You talk about brownian motion and after looking that up my question is, do you mean that milk just sitting is having it's calcium bonds degraded? or only if the milk is in a certain pH range?
A fluid has more brownian motion than a solid (which generally has none). For acid to degrade calcium micelles, it needs to be in contact and collide with the micelles. In fluid milk, there is a high rate of collision, and when the acid builds up, it quickly breaks down each micelle. On the other hand, after you use rennet, it forms a gel of micelles. And acid acting on that gel has very different properties than when acid acts on the liquid. In the end, the gel takes much longer to break down. What you want is some breakdown before creating the gel to help form a strong curd and increase hydration, and then you want the acid to break apart the gel, but not too much, so that it plasticizes and forms the spun paste typical of mozz.
The degradation happens all the time. Question is how rapid and to what extend before you take the next action (eg rennet add action, drain, etc)
And do mean you get either a long stretch or moisture?

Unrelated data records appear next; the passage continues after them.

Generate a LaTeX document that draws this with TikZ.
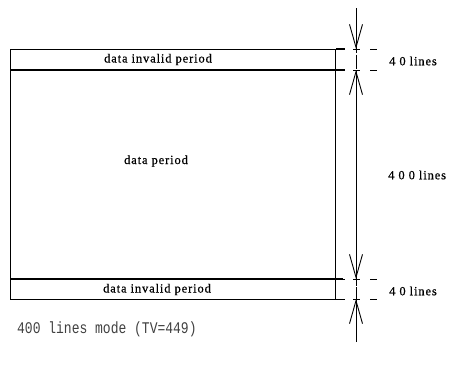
\documentclass[tikz,border=0pt]{standalone}
\usepackage{fontspec}
\setmainfont{Liberation Serif}
\newfontfamily\lblfont[LetterSpace=7,FakeBold=0.6]{Liberation Serif}
\newfontfamily\modefont{Liberation Mono}
\usetikzlibrary{arrows.meta}
\tikzset{
  frameline/.style={line width=1.1pt, black},
  bandtext/.style={inner sep=0pt, font=\lblfont\fontsize{12.5}{14}\selectfont},
  dimtext/.style={inner sep=0pt, anchor=west, font=\lblfont\fontsize{12.5}{14}\selectfont},
  extline/.style={line width=1pt, dash pattern=on 10pt off 8pt on 7pt off 10pt on 7pt off 40pt},
  dimline/.style={line width=0.7pt, dash pattern=on 14pt off 1.5pt},
  dimarrow/.style={line width=0.8pt, -{Straight Barb[length=23pt,width=13pt,line width=0.9pt]}},
  modetext/.style={inner sep=0pt, anchor=west, text=black!75, yscale=1.25, font=\modefont\fontsize{13}{15}\selectfont}
}
\begin{document}
\begin{tikzpicture}[x=1pt,y=-1pt]
\useasboundingbox (0,0) rectangle (459,367);
% frame
\node[draw, frameline, inner sep=0pt, minimum width=325pt, minimum height=250pt, anchor=north west] (frame) at (10,49) {};
\coordinate (t1) at (10,70);
\coordinate (t2) at (10,279);
\draw[frameline] (t1) -- (345,70);
\draw[frameline] (t2) -- (343,279);
\draw[frameline] (frame.north east) -- (345,49);
% texts
\node[bandtext] (topband) at (158,59.5) {data invalid period};
\node[bandtext] (mid) at (156,161) {data period};
\node[bandtext] (botband) at (157,289.5) {data invalid period};
% extension lines
\coordinate (e1) at (335,49);
\coordinate (e2) at (335,70);
\coordinate (e3) at (335,279);
\coordinate (e4) at (335,299);
\coordinate (f1) at (377,49);
\coordinate (f2) at (377,70);
\coordinate (f3) at (377,279);
\coordinate (f4) at (377,299);
\draw[extline] (e1) -- (f1);
\draw[extline] (e2) -- (f2);
\draw[extline] (e3) -- (f3);
\draw[extline] (e4) -- (f4);
% dimension line
\coordinate (dtop) at (356,8);
\coordinate (dbot) at (356,342);
\coordinate (a1) at (356,49);
\coordinate (a2) at (356,70);
\coordinate (a3) at (356,279);
\coordinate (a4) at (356,299);
\coordinate (dmid) at (356,175);
\draw[dimline] (dtop) -- (dbot);
\draw[dimarrow] (dtop) -- (a1);
\draw[dimarrow] (dmid) -- (a2);
\draw[dimarrow] (dmid) -- (a3);
\draw[dimarrow] (dbot) -- (a4);
% dimension labels
\node[dimtext] (l1) at (389,61) {4 0 lines};
\node[dimtext] (l2) at (388,175) {4 0 0 lines};
\node[dimtext] (l3) at (389,291) {4 0 lines};
% mode caption
\node[modetext] (mode) at (17,329) {400 lines mode (TV=449)};
\end{tikzpicture}
\end{document}
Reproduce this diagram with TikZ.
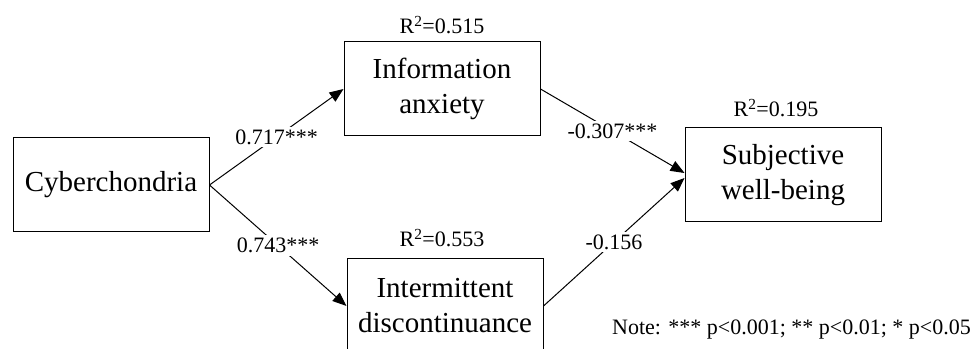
\documentclass[tikz,border=0pt]{standalone}
\usepackage{fontspec}
\setmainfont{Liberation Serif}
\usetikzlibrary{arrows.meta}

\tikzset{
	var/.style={draw, line width=1pt, minimum width=196pt, minimum height=94pt,
		inner sep=0pt, align=center, font=\fontsize{29}{35}\selectfont},
	coef/.style={fill=white, inner sep=3pt, font=\fontsize{22}{26}\selectfont},
	rsq/.style={inner sep=0pt, font=\fontsize{22}{26}\selectfont},
	effect/.style={line width=1pt, -{Triangle[length=14pt, width=11pt]}}
}

\begin{document}
\begin{tikzpicture}[x=1pt, y=1pt]
		\useasboundingbox (0, 0) rectangle (974, 348);
		% the variables
		\node[var] (cyb) at (111, 163) {Cyberchondria};
		\node[var] (info) at (442, 259) {Information\\anxiety};
		\node[var] (inter) at (445, 42) {Intermittent\\discontinuance};
		\node[var] (swb) at (783, 173) {Subjective\\well-being};
		% R squared above the boxes
		\node[rsq] (rinfo) at (442, 323) {R\textsuperscript{2}=0.515};
		\node[rsq] (rinter) at (442, 110) {R\textsuperscript{2}=0.553};
		\node[rsq] (rswb) at (776, 240) {R\textsuperscript{2}=0.195};
		% the paths
		\draw[effect] (cyb.east) -- node[coef]{0.717***} (info.west);
		\draw[effect] (cyb.east) -- node[coef]{0.743***} (inter.west);
		\draw[effect] (info.east) -- node[coef]{-0.307***} ([yshift=2pt]swb.west);
		\draw[effect] (inter.east) -- node[coef]{-0.156} ([yshift=-3pt]swb.west);
		% note
		\node[rsq, anchor=east] (note) at (971, 18) {Note: *** p<0.001; ** p<0.01; * p<0.05};
	\end{tikzpicture}
\end{document}
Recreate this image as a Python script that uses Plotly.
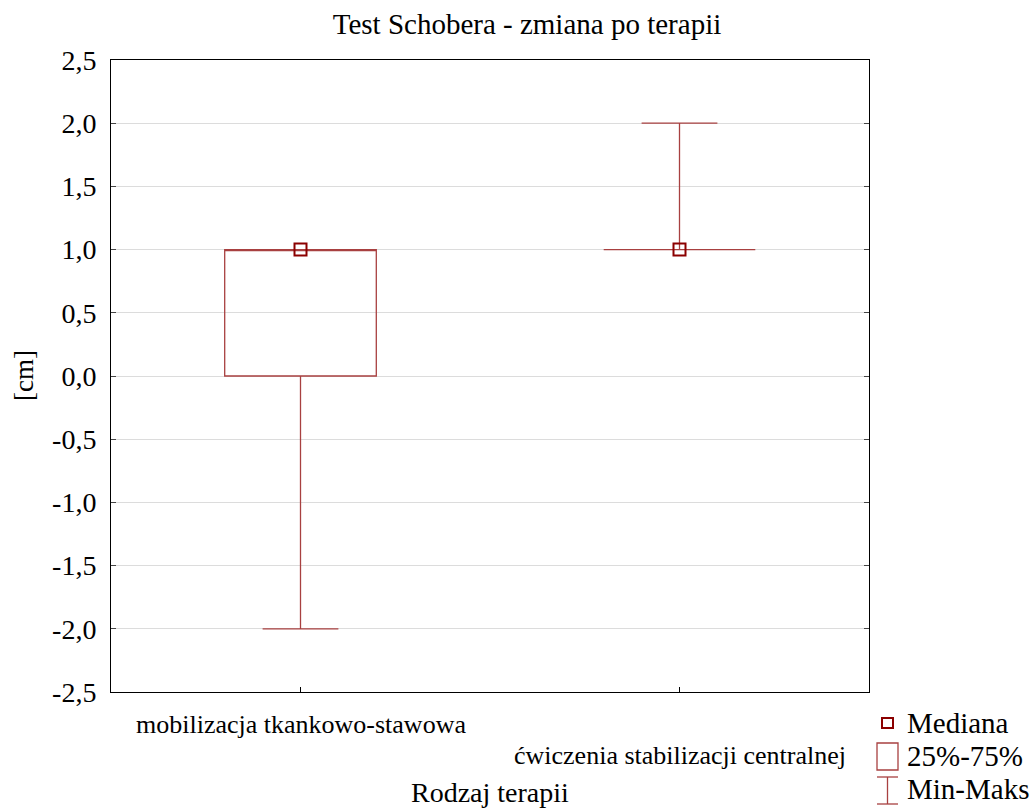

no, both. The initial acid development helps form a stronger gel, which helps moisture retention. Then during cutting, it is the curd size, heat, and agitation schedule that determine the moisture content of the curd. And then when you let the curd acidify, it is the rate of acid development and how long it acidifies that determines the stretch.
acidity development is part of what increases the moisture potential
Right.
he didn't mention if there should be an adjustment to how much you handle/stretch the cheese.
The more you handle the curd, the more moisture you lose. In all cases. To retain more moisture, handle it less.
I would focus on one thing at a time. Start with the three biggest parameters. pH at rennet add, curd size and cook, and pH at stretch. Then can tweak from there. Those three things have the biggest impact.